MSI Invokes The Big Assumption

She writes:
Alpheus: To be more specific then, the problem is that meritocracy presumes the abolition of noblesse oblige (so patronizing!), but what elite schools do is create a ruling class that delusionally believes it's made up of "just folks." The result is that this class thinks its problems and preferences are universal (it's obvious, for example, that everyone wants to go to Harvard) and can't imagine that anyone might have different problems or preferences, and if they do, there must be something wrong with them.

For those of you who are new here, The Big Assumption is The experiences that constitute my individual life are representative of the entire human condition.

Also, MSI, have you never read any works of Shakespeare?


Miss Self-Important said...

It's not so much an assumption as a kind of deliberate education in this case. I don't think it's impossible or even that difficult for someone of college age from a city to imagine that people from, say, farms, or the other side of the continent, have different lives than they.

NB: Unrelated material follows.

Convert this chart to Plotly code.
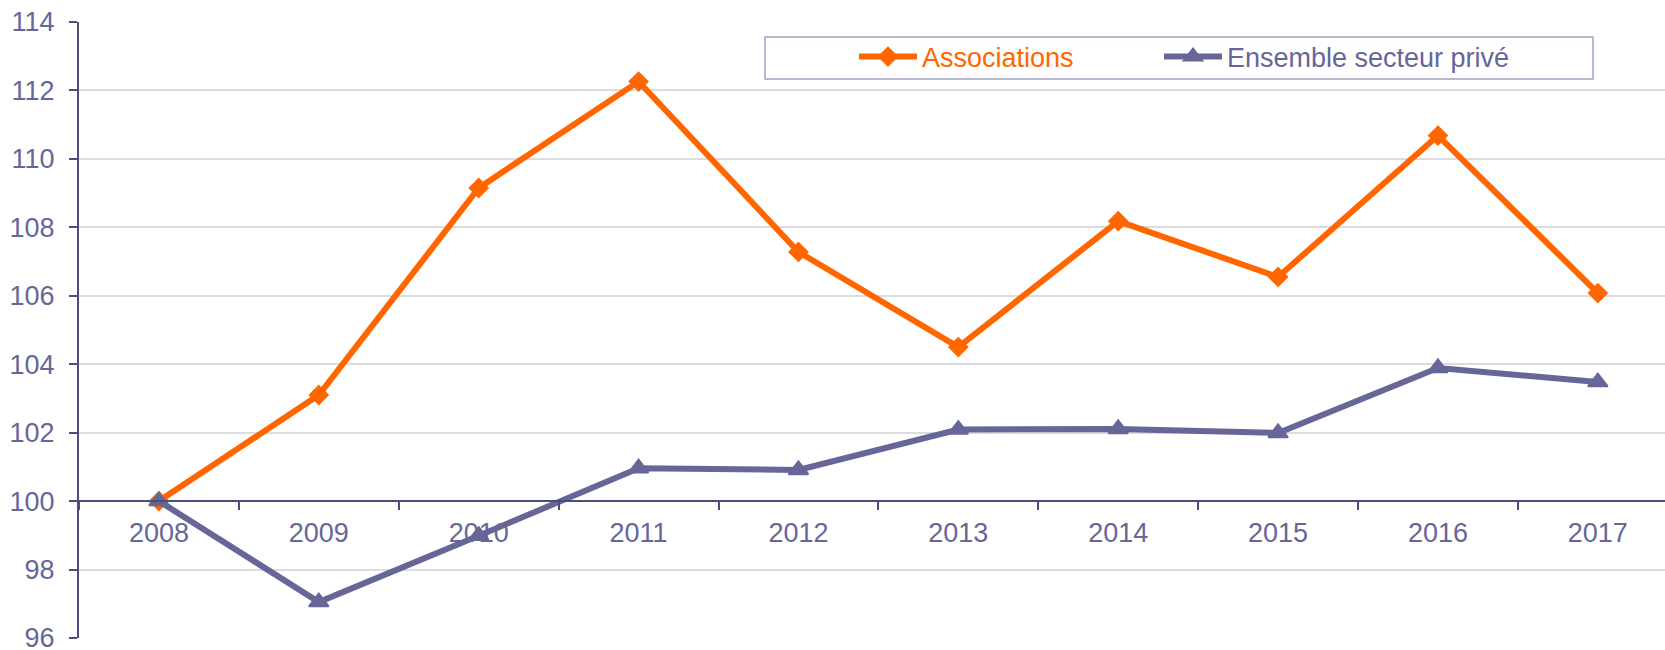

But the canard that elite schools are the smartest representative slice of America actually discourages their inclination.

My eyes have skimmed the words of Romeo and Juliet and Julius Caesar, but their substance escapes me. Except, of course, the qualifyingly middlebrow famous lines.

FLG said...


Everybody knows that there are people who live differently. The issue is whose experiences more accurately reflect reality. Everybody assumes their lives do.

Withywindle said...

See the plays performed! See the plays performed!

Miss Self-Important said...

Withywindle: Watching them performed is even worse because I can't follow the dialogue and don't even know what's supposed to be happening from prior reading.